Stored data:
○ ○ ○ ○

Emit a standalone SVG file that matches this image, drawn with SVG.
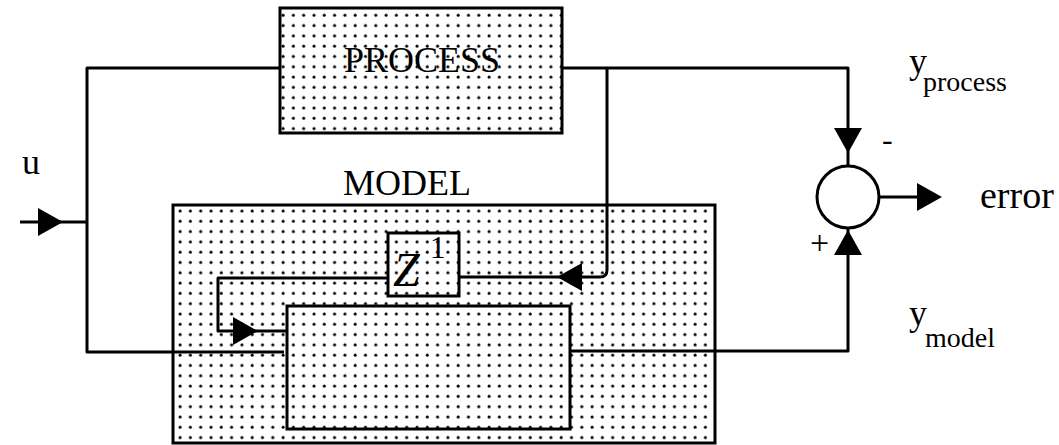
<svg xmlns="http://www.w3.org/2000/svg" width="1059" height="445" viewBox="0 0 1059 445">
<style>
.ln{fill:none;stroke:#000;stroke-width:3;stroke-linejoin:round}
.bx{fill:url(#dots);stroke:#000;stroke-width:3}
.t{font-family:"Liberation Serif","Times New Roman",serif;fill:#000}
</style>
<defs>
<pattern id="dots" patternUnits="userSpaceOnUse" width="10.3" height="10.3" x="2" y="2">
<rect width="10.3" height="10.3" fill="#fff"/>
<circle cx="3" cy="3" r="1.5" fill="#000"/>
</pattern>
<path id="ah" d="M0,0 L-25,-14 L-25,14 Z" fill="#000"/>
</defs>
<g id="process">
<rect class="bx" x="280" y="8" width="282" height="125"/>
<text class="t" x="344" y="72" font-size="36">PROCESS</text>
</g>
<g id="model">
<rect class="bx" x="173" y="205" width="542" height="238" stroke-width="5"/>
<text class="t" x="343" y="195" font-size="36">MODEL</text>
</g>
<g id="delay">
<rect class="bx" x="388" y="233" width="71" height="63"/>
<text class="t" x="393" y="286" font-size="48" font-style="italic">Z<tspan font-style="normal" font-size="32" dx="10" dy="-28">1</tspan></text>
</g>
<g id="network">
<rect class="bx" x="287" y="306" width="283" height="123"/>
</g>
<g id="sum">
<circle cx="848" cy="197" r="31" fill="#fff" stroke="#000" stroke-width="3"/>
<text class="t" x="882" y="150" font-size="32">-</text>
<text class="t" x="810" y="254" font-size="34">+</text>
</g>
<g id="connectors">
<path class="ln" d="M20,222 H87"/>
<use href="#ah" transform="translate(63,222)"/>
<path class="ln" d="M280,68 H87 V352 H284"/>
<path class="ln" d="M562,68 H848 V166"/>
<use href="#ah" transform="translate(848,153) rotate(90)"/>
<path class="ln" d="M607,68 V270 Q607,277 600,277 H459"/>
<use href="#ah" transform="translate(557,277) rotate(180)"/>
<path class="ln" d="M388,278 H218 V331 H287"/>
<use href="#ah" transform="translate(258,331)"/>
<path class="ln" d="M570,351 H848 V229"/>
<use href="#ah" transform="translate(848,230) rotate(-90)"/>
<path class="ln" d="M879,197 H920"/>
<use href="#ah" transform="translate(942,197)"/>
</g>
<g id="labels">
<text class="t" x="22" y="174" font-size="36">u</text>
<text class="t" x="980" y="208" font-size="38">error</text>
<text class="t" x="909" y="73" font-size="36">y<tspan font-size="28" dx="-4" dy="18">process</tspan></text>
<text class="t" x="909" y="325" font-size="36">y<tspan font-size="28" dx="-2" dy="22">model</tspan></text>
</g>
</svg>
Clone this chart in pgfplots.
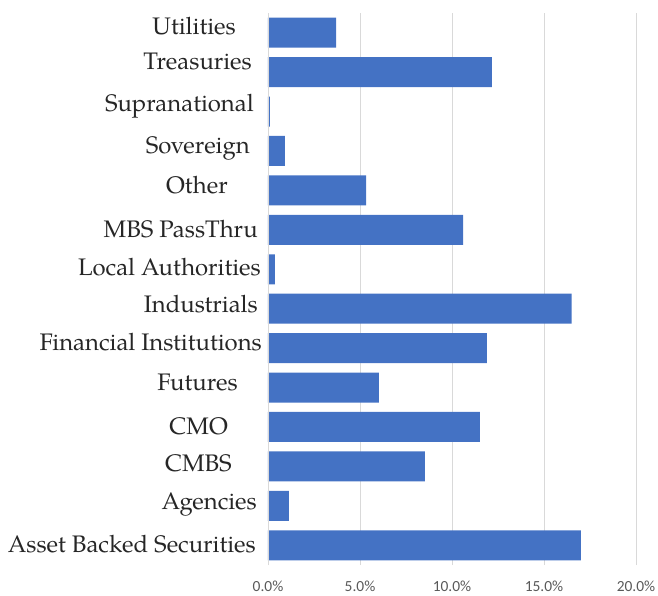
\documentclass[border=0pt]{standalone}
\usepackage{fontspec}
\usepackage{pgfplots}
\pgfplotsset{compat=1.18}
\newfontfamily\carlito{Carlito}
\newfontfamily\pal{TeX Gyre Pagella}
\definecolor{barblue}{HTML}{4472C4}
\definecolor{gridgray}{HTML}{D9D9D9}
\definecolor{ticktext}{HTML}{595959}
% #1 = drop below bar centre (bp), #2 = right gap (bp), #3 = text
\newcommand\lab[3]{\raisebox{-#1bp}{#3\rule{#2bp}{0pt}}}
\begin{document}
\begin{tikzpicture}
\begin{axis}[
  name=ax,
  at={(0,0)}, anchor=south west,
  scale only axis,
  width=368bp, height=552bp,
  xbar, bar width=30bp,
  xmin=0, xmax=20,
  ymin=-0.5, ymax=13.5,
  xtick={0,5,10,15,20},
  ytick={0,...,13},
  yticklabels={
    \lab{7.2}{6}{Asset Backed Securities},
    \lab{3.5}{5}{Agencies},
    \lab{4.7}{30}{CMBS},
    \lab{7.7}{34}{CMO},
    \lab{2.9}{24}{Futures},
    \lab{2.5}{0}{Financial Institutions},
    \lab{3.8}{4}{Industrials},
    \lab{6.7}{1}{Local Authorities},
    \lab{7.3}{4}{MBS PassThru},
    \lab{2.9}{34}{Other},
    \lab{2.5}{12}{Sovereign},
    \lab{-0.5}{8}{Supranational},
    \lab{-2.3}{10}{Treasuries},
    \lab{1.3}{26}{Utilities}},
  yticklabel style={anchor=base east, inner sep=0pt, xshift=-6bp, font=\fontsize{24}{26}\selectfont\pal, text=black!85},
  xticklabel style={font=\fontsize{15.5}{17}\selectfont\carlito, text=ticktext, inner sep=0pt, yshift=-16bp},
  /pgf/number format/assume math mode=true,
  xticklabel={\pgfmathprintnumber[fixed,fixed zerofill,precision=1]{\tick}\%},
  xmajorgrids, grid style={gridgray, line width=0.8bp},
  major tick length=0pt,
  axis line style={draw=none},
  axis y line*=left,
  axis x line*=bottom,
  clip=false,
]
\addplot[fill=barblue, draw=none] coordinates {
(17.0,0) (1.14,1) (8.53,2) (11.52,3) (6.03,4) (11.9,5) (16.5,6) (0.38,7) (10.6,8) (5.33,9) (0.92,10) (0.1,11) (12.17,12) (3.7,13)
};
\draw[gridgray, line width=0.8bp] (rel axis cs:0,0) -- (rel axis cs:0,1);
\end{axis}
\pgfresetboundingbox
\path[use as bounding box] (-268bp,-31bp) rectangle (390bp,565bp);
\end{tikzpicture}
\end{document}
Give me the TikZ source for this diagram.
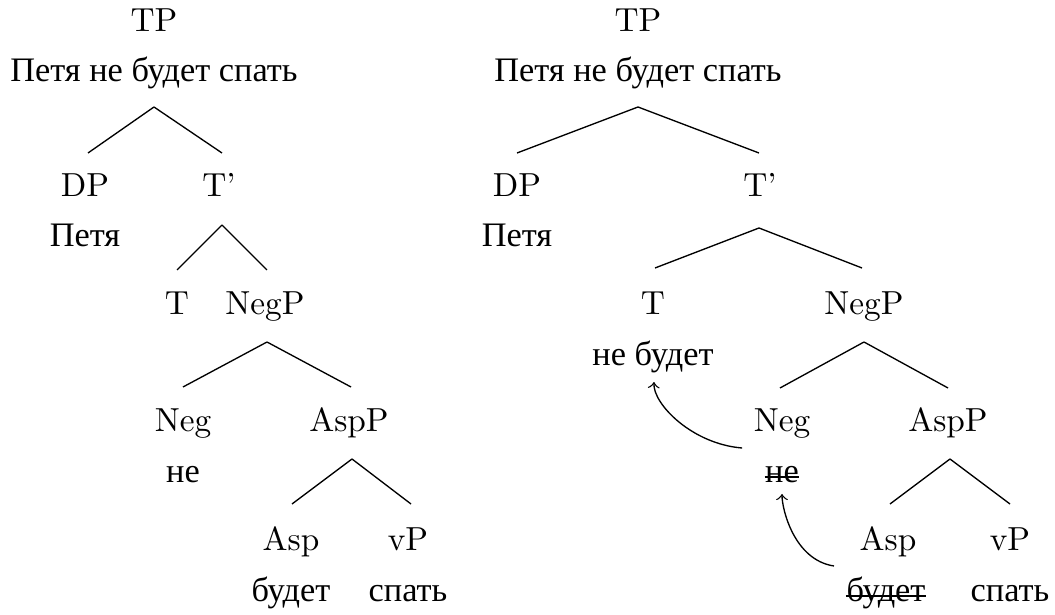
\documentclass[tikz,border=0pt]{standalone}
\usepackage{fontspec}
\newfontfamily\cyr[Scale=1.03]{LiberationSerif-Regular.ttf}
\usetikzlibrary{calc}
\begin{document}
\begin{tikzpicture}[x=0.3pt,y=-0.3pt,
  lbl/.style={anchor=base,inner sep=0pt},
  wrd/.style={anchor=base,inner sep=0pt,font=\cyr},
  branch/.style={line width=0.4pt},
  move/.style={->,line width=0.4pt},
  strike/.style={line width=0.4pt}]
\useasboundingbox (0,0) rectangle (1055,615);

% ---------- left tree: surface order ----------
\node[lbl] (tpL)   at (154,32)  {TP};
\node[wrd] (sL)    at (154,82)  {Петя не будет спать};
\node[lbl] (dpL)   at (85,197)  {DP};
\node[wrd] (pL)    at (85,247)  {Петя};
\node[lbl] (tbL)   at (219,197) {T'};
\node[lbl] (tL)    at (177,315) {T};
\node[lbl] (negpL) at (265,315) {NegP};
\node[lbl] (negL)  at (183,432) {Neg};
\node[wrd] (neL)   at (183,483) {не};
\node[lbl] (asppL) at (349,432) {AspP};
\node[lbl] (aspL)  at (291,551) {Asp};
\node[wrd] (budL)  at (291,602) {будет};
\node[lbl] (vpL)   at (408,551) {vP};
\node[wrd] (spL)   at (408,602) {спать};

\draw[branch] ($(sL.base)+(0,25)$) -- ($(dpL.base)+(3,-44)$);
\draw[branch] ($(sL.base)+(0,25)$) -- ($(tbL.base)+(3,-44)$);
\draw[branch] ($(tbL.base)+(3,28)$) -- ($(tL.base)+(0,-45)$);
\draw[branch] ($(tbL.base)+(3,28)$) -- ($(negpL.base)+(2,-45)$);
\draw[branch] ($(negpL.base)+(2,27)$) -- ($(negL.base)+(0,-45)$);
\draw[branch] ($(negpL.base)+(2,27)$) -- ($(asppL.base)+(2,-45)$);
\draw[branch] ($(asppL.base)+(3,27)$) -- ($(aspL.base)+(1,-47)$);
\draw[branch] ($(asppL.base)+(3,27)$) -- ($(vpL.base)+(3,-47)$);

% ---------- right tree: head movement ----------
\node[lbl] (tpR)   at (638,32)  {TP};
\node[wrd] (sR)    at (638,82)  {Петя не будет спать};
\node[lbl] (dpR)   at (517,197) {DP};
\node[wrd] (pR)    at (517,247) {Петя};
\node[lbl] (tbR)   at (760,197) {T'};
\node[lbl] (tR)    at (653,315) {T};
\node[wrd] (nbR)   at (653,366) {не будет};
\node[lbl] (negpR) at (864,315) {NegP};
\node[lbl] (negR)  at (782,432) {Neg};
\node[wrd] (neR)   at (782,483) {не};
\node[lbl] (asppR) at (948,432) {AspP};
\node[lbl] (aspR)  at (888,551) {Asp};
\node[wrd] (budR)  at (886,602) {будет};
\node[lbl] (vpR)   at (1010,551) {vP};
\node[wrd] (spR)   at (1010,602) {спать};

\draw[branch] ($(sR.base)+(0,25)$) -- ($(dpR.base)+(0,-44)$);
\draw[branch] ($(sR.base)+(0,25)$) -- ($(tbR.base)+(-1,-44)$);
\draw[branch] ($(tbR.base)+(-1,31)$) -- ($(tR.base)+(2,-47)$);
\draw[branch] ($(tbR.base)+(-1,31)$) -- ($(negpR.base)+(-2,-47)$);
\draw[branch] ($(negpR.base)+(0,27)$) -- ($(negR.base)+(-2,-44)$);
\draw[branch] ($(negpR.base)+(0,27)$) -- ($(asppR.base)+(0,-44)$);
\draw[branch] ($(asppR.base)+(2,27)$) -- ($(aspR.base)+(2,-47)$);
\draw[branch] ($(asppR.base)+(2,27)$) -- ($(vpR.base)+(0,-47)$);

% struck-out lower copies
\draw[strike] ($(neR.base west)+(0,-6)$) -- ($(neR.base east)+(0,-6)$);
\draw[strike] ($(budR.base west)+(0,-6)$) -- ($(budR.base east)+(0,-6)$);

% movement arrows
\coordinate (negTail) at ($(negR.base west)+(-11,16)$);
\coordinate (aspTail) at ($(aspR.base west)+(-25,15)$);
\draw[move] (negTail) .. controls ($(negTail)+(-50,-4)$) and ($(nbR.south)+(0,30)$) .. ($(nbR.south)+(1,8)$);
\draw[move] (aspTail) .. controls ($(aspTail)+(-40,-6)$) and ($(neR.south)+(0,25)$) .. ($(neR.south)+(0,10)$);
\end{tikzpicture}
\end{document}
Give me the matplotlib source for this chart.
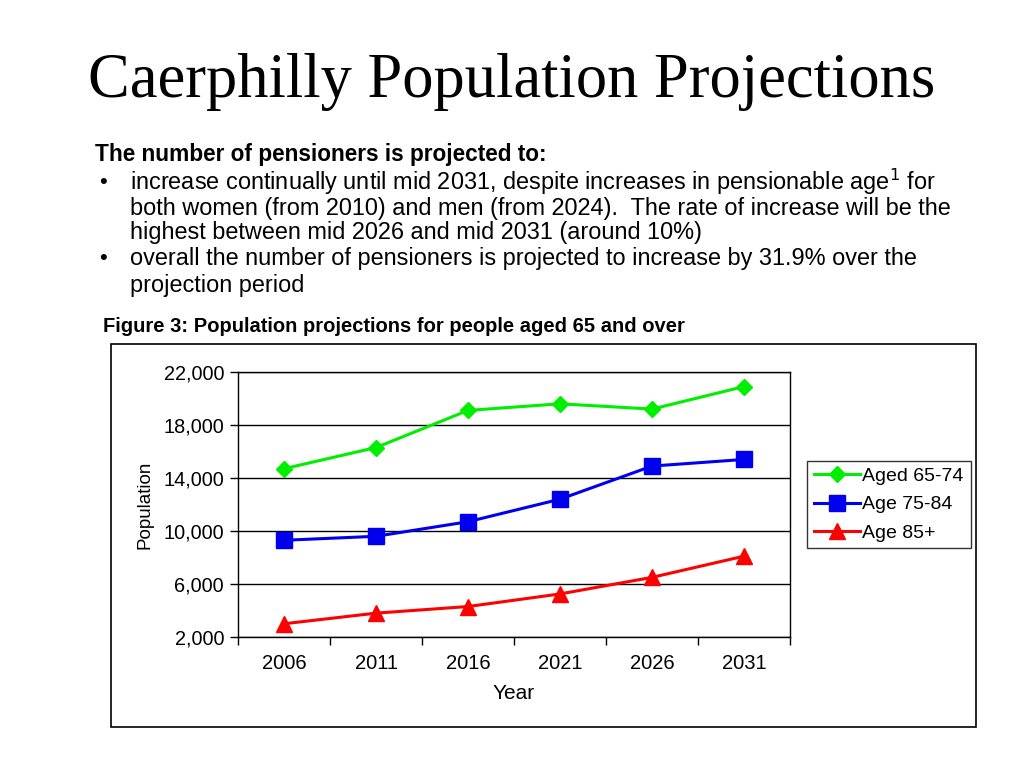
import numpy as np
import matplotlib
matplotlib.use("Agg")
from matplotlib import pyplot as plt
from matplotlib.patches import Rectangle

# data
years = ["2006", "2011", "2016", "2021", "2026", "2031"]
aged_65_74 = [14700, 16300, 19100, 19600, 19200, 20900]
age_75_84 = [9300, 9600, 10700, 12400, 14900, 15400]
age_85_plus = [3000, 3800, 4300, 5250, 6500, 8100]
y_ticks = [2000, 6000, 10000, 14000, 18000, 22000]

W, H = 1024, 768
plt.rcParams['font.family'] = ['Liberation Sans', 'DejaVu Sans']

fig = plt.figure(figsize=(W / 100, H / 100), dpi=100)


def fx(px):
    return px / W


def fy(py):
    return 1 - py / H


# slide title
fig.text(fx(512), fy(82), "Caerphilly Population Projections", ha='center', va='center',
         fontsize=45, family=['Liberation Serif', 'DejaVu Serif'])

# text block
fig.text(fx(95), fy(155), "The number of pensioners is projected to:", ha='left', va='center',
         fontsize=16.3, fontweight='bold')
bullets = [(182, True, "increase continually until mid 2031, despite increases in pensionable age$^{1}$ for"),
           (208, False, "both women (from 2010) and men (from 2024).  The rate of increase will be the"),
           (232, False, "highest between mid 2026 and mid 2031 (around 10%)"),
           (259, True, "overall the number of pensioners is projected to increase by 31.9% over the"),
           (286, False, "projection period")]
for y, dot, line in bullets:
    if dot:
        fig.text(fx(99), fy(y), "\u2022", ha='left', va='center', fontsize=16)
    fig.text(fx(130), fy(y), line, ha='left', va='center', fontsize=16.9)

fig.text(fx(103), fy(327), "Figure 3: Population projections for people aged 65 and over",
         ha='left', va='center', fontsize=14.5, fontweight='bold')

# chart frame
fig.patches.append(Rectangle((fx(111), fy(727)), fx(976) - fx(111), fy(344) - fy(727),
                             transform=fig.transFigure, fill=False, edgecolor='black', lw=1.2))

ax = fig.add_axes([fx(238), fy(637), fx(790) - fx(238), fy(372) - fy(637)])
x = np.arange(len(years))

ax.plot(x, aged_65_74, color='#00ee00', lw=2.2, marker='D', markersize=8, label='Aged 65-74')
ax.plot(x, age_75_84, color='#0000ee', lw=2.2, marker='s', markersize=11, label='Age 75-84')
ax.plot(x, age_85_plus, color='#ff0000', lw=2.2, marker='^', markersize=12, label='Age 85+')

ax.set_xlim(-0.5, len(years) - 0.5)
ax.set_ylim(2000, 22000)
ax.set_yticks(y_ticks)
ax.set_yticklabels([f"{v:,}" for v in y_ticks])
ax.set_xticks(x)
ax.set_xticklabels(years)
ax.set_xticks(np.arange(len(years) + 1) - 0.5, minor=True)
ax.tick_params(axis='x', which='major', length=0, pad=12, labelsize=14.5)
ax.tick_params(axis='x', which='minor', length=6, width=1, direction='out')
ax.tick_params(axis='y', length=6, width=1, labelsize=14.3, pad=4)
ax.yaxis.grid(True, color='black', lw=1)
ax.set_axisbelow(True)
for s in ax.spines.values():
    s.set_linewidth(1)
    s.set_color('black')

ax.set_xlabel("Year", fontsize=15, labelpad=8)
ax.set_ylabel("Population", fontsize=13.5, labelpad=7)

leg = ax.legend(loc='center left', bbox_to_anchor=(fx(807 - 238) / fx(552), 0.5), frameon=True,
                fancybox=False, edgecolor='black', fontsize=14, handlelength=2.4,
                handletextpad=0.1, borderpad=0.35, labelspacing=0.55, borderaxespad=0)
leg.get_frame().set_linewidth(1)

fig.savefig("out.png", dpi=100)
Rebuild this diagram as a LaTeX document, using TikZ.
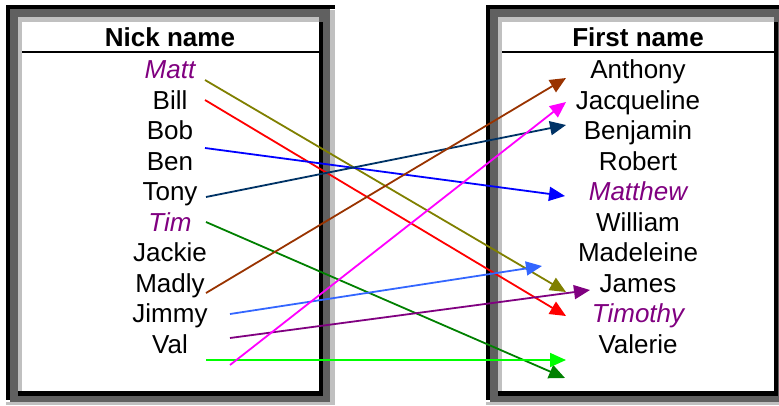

○ ○ ○ ○

_Task description:_ Find how many lines in the records contain the string "chart", then give the number alone.

_Solution:_ 3